_Given task_
Copy exactly the lines from the start of the material through the line with "put_labels(w2, other_names, other_pct, other_ldist, c2, r2)". Pictures stay out of the copy.
>> start
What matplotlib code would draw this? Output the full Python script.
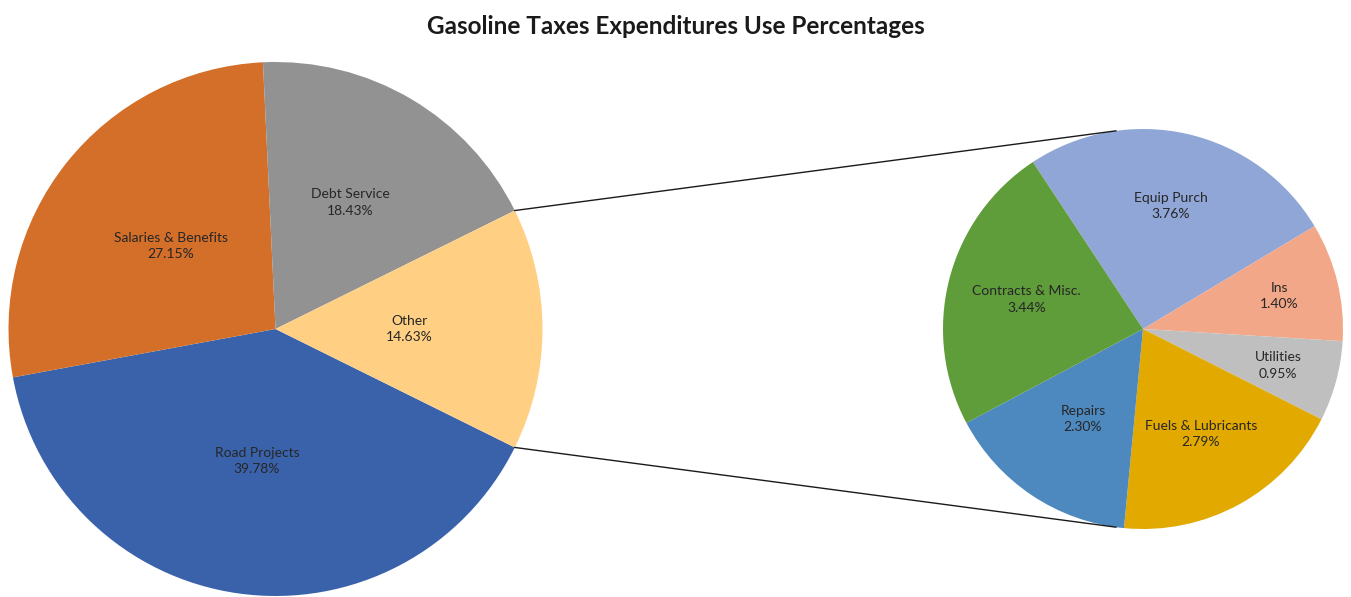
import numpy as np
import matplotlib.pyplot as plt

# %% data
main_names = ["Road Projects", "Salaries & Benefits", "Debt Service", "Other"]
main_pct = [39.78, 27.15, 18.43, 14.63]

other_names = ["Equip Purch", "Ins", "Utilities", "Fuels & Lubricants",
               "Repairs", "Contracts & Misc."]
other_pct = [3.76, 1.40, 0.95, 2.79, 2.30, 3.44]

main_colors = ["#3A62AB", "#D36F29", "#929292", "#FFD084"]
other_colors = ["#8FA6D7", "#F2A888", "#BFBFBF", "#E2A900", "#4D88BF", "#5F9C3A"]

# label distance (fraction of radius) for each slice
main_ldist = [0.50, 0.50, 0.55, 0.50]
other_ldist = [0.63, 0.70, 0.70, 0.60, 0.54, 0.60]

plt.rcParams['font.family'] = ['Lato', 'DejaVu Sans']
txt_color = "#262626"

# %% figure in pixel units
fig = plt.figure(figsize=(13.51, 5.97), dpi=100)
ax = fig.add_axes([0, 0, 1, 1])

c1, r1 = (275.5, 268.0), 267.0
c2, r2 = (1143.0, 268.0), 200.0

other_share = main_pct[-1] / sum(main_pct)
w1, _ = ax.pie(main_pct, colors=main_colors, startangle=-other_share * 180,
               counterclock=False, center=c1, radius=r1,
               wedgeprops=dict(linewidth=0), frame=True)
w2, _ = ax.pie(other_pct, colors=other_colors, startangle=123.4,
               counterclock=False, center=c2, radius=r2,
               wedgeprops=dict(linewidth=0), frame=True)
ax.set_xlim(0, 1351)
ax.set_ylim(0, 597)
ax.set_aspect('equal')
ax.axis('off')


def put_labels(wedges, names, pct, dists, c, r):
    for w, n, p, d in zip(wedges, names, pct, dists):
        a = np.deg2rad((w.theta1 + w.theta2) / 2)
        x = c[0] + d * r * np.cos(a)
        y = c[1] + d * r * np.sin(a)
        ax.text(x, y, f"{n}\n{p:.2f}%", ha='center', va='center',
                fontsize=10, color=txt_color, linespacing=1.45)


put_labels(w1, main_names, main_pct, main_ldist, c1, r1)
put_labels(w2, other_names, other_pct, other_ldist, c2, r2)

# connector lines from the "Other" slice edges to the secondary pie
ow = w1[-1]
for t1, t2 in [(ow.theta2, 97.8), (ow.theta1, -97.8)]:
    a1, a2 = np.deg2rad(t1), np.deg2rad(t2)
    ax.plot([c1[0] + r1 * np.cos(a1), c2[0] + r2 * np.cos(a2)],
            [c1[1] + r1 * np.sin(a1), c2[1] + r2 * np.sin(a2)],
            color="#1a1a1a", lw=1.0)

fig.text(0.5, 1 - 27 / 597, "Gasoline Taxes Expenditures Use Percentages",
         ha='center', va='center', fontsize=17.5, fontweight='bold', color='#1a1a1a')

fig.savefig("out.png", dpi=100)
>> end
_Answer below_
What matplotlib code would draw this? Output the full Python script.
import numpy as np
import matplotlib.pyplot as plt

# %% data
main_names = ["Road Projects", "Salaries & Benefits", "Debt Service", "Other"]
main_pct = [39.78, 27.15, 18.43, 14.63]

other_names = ["Equip Purch", "Ins", "Utilities", "Fuels & Lubricants",
               "Repairs", "Contracts & Misc."]
other_pct = [3.76, 1.40, 0.95, 2.79, 2.30, 3.44]

main_colors = ["#3A62AB", "#D36F29", "#929292", "#FFD084"]
other_colors = ["#8FA6D7", "#F2A888", "#BFBFBF", "#E2A900", "#4D88BF", "#5F9C3A"]

# label distance (fraction of radius) for each slice
main_ldist = [0.50, 0.50, 0.55, 0.50]
other_ldist = [0.63, 0.70, 0.70, 0.60, 0.54, 0.60]

plt.rcParams['font.family'] = ['Lato', 'DejaVu Sans']
txt_color = "#262626"

# %% figure in pixel units
fig = plt.figure(figsize=(13.51, 5.97), dpi=100)
ax = fig.add_axes([0, 0, 1, 1])

c1, r1 = (275.5, 268.0), 267.0
c2, r2 = (1143.0, 268.0), 200.0

other_share = main_pct[-1] / sum(main_pct)
w1, _ = ax.pie(main_pct, colors=main_colors, startangle=-other_share * 180,
               counterclock=False, center=c1, radius=r1,
               wedgeprops=dict(linewidth=0), frame=True)
w2, _ = ax.pie(other_pct, colors=other_colors, startangle=123.4,
               counterclock=False, center=c2, radius=r2,
               wedgeprops=dict(linewidth=0), frame=True)
ax.set_xlim(0, 1351)
ax.set_ylim(0, 597)
ax.set_aspect('equal')
ax.axis('off')


def put_labels(wedges, names, pct, dists, c, r):
    for w, n, p, d in zip(wedges, names, pct, dists):
        a = np.deg2rad((w.theta1 + w.theta2) / 2)
        x = c[0] + d * r * np.cos(a)
        y = c[1] + d * r * np.sin(a)
        ax.text(x, y, f"{n}\n{p:.2f}%", ha='center', va='center',
                fontsize=10, color=txt_color, linespacing=1.45)


put_labels(w1, main_names, main_pct, main_ldist, c1, r1)
put_labels(w2, other_names, other_pct, other_ldist, c2, r2)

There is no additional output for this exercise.